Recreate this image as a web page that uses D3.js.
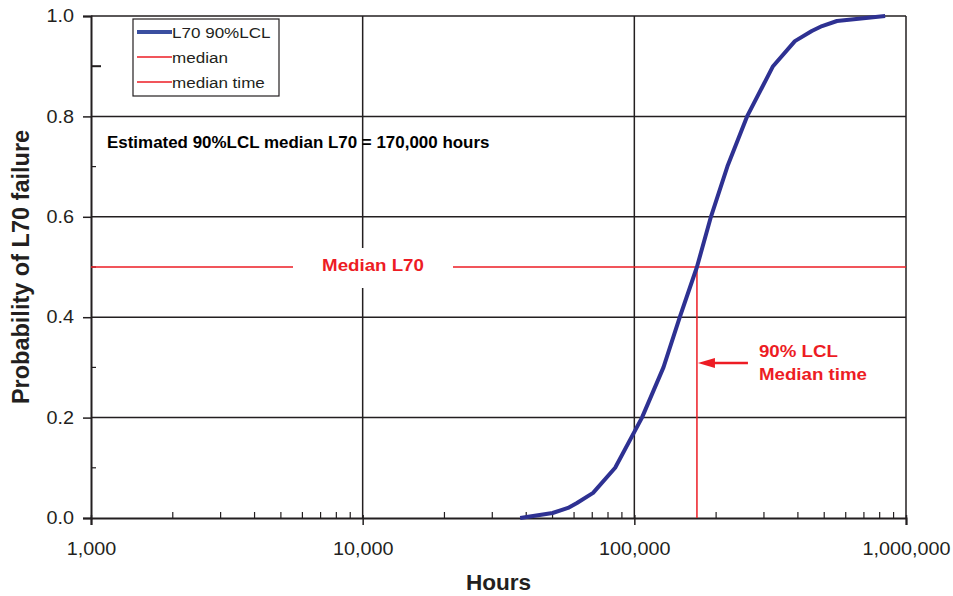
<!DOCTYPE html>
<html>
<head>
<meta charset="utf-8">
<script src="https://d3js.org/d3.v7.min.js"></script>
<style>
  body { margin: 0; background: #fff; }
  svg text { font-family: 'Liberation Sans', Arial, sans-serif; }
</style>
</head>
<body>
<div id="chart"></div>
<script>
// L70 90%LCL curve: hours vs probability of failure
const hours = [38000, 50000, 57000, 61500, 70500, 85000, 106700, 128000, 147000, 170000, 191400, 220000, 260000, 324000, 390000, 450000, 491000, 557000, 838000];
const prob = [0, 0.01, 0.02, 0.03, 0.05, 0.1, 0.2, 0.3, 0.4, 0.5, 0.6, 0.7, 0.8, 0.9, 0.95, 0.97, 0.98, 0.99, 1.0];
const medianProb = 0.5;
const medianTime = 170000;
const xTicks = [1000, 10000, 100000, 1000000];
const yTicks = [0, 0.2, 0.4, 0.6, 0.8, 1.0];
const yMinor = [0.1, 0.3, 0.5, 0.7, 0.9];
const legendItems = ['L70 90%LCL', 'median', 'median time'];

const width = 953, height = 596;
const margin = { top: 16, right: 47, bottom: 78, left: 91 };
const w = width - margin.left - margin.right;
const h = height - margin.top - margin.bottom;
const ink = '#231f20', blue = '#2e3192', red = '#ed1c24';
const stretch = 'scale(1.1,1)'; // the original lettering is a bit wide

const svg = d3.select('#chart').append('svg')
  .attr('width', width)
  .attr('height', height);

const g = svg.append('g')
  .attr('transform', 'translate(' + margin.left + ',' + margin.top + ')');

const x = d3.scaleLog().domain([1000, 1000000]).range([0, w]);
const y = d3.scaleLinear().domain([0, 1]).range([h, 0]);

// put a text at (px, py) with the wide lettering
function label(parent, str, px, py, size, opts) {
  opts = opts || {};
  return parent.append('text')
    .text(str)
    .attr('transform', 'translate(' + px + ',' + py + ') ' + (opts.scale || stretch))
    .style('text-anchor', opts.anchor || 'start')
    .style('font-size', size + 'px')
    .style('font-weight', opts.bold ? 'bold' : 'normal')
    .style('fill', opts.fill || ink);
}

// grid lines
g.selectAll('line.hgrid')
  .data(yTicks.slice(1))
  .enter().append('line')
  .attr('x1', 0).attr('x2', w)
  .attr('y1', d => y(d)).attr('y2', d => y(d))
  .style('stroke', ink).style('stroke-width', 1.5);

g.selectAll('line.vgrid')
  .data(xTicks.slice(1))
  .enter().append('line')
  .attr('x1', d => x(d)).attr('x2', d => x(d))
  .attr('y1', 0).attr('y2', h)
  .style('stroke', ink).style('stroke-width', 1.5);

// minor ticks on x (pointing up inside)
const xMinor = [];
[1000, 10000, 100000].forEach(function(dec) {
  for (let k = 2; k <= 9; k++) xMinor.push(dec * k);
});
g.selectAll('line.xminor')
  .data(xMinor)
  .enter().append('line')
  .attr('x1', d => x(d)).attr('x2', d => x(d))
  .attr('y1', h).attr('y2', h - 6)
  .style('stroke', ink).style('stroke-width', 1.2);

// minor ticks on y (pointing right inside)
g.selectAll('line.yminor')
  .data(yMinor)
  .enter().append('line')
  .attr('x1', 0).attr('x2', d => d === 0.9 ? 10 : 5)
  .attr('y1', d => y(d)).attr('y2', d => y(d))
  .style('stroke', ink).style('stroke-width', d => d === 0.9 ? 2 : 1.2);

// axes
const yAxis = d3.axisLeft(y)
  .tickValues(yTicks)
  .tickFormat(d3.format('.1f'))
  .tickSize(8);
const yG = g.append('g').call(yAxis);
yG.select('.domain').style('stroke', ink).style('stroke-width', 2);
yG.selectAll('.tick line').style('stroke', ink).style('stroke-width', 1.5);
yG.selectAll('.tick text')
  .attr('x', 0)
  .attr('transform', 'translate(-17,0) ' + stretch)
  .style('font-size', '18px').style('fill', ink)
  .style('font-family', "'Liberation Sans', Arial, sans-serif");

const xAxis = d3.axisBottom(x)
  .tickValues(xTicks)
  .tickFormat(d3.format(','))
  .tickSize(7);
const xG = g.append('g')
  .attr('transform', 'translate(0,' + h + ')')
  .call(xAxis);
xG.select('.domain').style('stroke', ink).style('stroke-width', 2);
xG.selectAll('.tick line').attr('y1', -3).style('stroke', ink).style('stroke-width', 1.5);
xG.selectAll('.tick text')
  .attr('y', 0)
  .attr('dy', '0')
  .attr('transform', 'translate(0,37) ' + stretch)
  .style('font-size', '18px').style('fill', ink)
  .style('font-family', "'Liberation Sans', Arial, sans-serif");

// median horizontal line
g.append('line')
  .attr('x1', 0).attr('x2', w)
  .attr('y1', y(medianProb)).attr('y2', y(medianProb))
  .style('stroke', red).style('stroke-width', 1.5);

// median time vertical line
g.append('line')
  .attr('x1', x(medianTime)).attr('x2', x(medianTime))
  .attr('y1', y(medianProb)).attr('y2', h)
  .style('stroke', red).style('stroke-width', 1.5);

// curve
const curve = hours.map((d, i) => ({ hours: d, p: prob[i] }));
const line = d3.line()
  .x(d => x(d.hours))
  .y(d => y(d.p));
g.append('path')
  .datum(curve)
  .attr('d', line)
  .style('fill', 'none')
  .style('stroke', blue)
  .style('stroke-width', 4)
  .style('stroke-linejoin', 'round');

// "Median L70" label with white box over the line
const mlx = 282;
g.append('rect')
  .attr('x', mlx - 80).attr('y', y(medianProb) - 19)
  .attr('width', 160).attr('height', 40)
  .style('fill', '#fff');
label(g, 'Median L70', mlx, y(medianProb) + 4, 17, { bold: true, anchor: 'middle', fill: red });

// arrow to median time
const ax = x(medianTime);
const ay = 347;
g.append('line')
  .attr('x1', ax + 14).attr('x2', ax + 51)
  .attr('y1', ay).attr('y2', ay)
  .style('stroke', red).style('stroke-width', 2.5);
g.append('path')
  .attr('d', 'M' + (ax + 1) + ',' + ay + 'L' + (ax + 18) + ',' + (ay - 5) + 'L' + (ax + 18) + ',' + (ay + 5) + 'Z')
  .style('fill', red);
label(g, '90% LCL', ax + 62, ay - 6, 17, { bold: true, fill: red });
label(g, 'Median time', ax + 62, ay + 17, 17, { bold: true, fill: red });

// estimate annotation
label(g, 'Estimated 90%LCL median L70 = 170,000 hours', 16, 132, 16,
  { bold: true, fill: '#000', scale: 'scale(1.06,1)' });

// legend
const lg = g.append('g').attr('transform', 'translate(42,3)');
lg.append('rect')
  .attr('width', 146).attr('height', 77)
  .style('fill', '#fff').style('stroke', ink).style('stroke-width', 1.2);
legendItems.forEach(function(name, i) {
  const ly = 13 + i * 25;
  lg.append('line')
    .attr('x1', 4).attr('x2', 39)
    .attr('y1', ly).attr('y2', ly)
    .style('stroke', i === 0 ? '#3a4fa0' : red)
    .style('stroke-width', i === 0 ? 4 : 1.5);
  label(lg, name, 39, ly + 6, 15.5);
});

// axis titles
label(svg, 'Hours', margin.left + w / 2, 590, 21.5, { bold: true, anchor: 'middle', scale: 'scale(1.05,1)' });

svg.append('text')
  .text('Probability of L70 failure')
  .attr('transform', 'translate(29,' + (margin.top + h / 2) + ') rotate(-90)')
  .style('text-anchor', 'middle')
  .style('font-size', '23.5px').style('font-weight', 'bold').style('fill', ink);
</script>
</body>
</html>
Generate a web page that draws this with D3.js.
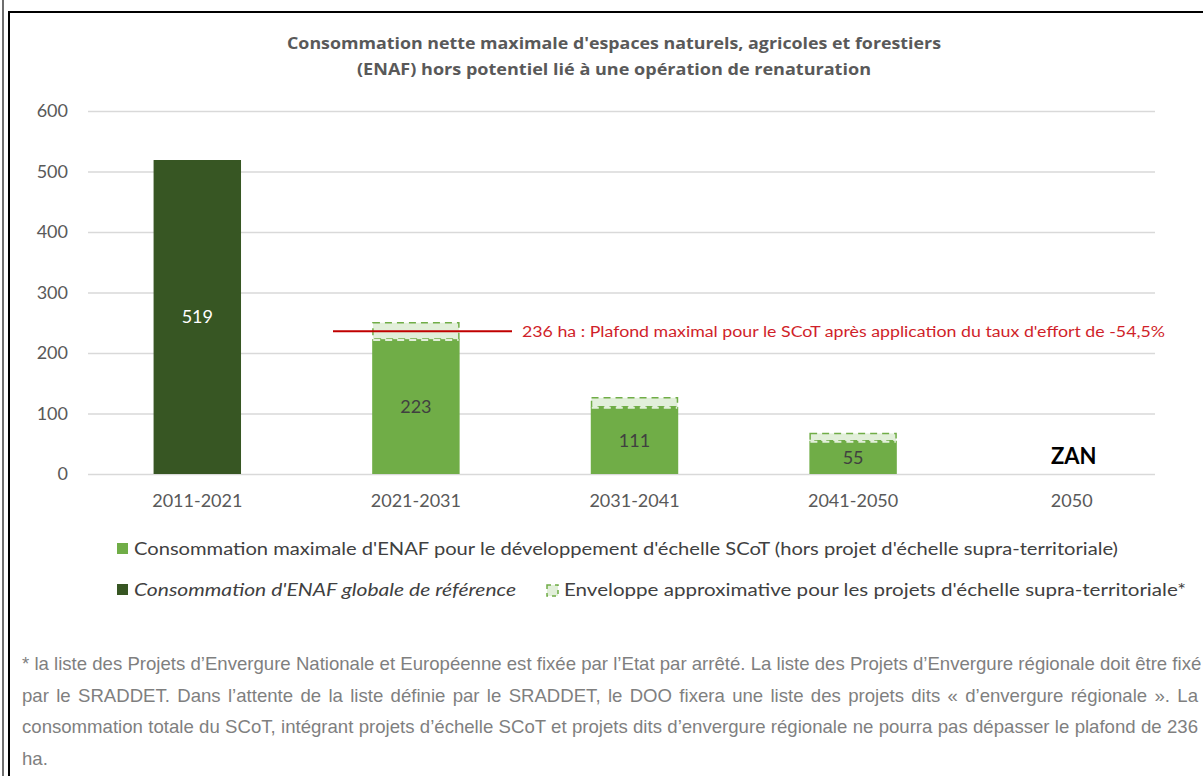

_Direction_
Extract all the data above exactly, excluding every picture.

_Reply_
Recreate this image as a web page that uses D3.js.
<!DOCTYPE html>
<html>
<head>
<meta charset="utf-8">
<script src="https://d3js.org/d3.v7.min.js"></script>
<style>
  body { margin: 0; background: #fff; }
  svg text { font-family: 'Liberation Sans', Arial, sans-serif; }
</style>
</head>
<body>
<div id="chart"></div>
<script>
// L70 90%LCL curve: hours vs probability of failure
const hours = [38000, 50000, 57000, 61500, 70500, 85000, 106700, 128000, 147000, 170000, 191400, 220000, 260000, 324000, 390000, 450000, 491000, 557000, 838000];
const prob = [0, 0.01, 0.02, 0.03, 0.05, 0.1, 0.2, 0.3, 0.4, 0.5, 0.6, 0.7, 0.8, 0.9, 0.95, 0.97, 0.98, 0.99, 1.0];
const medianProb = 0.5;
const medianTime = 170000;
const xTicks = [1000, 10000, 100000, 1000000];
const yTicks = [0, 0.2, 0.4, 0.6, 0.8, 1.0];
const yMinor = [0.1, 0.3, 0.5, 0.7, 0.9];
const legendItems = ['L70 90%LCL', 'median', 'median time'];

const width = 953, height = 596;
const margin = { top: 16, right: 47, bottom: 78, left: 91 };
const w = width - margin.left - margin.right;
const h = height - margin.top - margin.bottom;
const ink = '#231f20', blue = '#2e3192', red = '#ed1c24';
const stretch = 'scale(1.1,1)'; // the original lettering is a bit wide

const svg = d3.select('#chart').append('svg')
  .attr('width', width)
  .attr('height', height);

const g = svg.append('g')
  .attr('transform', 'translate(' + margin.left + ',' + margin.top + ')');

const x = d3.scaleLog().domain([1000, 1000000]).range([0, w]);
const y = d3.scaleLinear().domain([0, 1]).range([h, 0]);

// put a text at (px, py) with the wide lettering
function label(parent, str, px, py, size, opts) {
  opts = opts || {};
  return parent.append('text')
    .text(str)
    .attr('transform', 'translate(' + px + ',' + py + ') ' + (opts.scale || stretch))
    .style('text-anchor', opts.anchor || 'start')
    .style('font-size', size + 'px')
    .style('font-weight', opts.bold ? 'bold' : 'normal')
    .style('fill', opts.fill || ink);
}

// grid lines
g.selectAll('line.hgrid')
  .data(yTicks.slice(1))
  .enter().append('line')
  .attr('x1', 0).attr('x2', w)
  .attr('y1', d => y(d)).attr('y2', d => y(d))
  .style('stroke', ink).style('stroke-width', 1.5);

g.selectAll('line.vgrid')
  .data(xTicks.slice(1))
  .enter().append('line')
  .attr('x1', d => x(d)).attr('x2', d => x(d))
  .attr('y1', 0).attr('y2', h)
  .style('stroke', ink).style('stroke-width', 1.5);

// minor ticks on x (pointing up inside)
const xMinor = [];
[1000, 10000, 100000].forEach(function(dec) {
  for (let k = 2; k <= 9; k++) xMinor.push(dec * k);
});
g.selectAll('line.xminor')
  .data(xMinor)
  .enter().append('line')
  .attr('x1', d => x(d)).attr('x2', d => x(d))
  .attr('y1', h).attr('y2', h - 6)
  .style('stroke', ink).style('stroke-width', 1.2);

// minor ticks on y (pointing right inside)
g.selectAll('line.yminor')
  .data(yMinor)
  .enter().append('line')
  .attr('x1', 0).attr('x2', d => d === 0.9 ? 10 : 5)
  .attr('y1', d => y(d)).attr('y2', d => y(d))
  .style('stroke', ink).style('stroke-width', d => d === 0.9 ? 2 : 1.2);

// axes
const yAxis = d3.axisLeft(y)
  .tickValues(yTicks)
  .tickFormat(d3.format('.1f'))
  .tickSize(8);
const yG = g.append('g').call(yAxis);
yG.select('.domain').style('stroke', ink).style('stroke-width', 2);
yG.selectAll('.tick line').style('stroke', ink).style('stroke-width', 1.5);
yG.selectAll('.tick text')
  .attr('x', 0)
  .attr('transform', 'translate(-17,0) ' + stretch)
  .style('font-size', '18px').style('fill', ink)
  .style('font-family', "'Liberation Sans', Arial, sans-serif");

const xAxis = d3.axisBottom(x)
  .tickValues(xTicks)
  .tickFormat(d3.format(','))
  .tickSize(7);
const xG = g.append('g')
  .attr('transform', 'translate(0,' + h + ')')
  .call(xAxis);
xG.select('.domain').style('stroke', ink).style('stroke-width', 2);
xG.selectAll('.tick line').attr('y1', -3).style('stroke', ink).style('stroke-width', 1.5);
xG.selectAll('.tick text')
  .attr('y', 0)
  .attr('dy', '0')
  .attr('transform', 'translate(0,37) ' + stretch)
  .style('font-size', '18px').style('fill', ink)
  .style('font-family', "'Liberation Sans', Arial, sans-serif");

// median horizontal line
g.append('line')
  .attr('x1', 0).attr('x2', w)
  .attr('y1', y(medianProb)).attr('y2', y(medianProb))
  .style('stroke', red).style('stroke-width', 1.5);

// median time vertical line
g.append('line')
  .attr('x1', x(medianTime)).attr('x2', x(medianTime))
  .attr('y1', y(medianProb)).attr('y2', h)
  .style('stroke', red).style('stroke-width', 1.5);

// curve
const curve = hours.map((d, i) => ({ hours: d, p: prob[i] }));
const line = d3.line()
  .x(d => x(d.hours))
  .y(d => y(d.p));
g.append('path')
  .datum(curve)
  .attr('d', line)
  .style('fill', 'none')
  .style('stroke', blue)
  .style('stroke-width', 4)
  .style('stroke-linejoin', 'round');

// "Median L70" label with white box over the line
const mlx = 282;
g.append('rect')
  .attr('x', mlx - 80).attr('y', y(medianProb) - 19)
  .attr('width', 160).attr('height', 40)
  .style('fill', '#fff');
label(g, 'Median L70', mlx, y(medianProb) + 4, 17, { bold: true, anchor: 'middle', fill: red });

// arrow to median time
const ax = x(medianTime);
const ay = 347;
g.append('line')
  .attr('x1', ax + 14).attr('x2', ax + 51)
  .attr('y1', ay).attr('y2', ay)
  .style('stroke', red).style('stroke-width', 2.5);
g.append('path')
  .attr('d', 'M' + (ax + 1) + ',' + ay + 'L' + (ax + 18) + ',' + (ay - 5) + 'L' + (ax + 18) + ',' + (ay + 5) + 'Z')
  .style('fill', red);
label(g, '90% LCL', ax + 62, ay - 6, 17, { bold: true, fill: red });
label(g, 'Median time', ax + 62, ay + 17, 17, { bold: true, fill: red });

// estimate annotation
label(g, 'Estimated 90%LCL median L70 = 170,000 hours', 16, 132, 16,
  { bold: true, fill: '#000', scale: 'scale(1.06,1)' });

// legend
const lg = g.append('g').attr('transform', 'translate(42,3)');
lg.append('rect')
  .attr('width', 146).attr('height', 77)
  .style('fill', '#fff').style('stroke', ink).style('stroke-width', 1.2);
legendItems.forEach(function(name, i) {
  const ly = 13 + i * 25;
  lg.append('line')
    .attr('x1', 4).attr('x2', 39)
    .attr('y1', ly).attr('y2', ly)
    .style('stroke', i === 0 ? '#3a4fa0' : red)
    .style('stroke-width', i === 0 ? 4 : 1.5);
  label(lg, name, 39, ly + 6, 15.5);
});

// axis titles
label(svg, 'Hours', margin.left + w / 2, 590, 21.5, { bold: true, anchor: 'middle', scale: 'scale(1.05,1)' });

svg.append('text')
  .text('Probability of L70 failure')
  .attr('transform', 'translate(29,' + (margin.top + h / 2) + ') rotate(-90)')
  .style('text-anchor', 'middle')
  .style('font-size', '23.5px').style('font-weight', 'bold').style('fill', ink);
</script>
</body>
</html>
Generate a web page that draws this with D3.js.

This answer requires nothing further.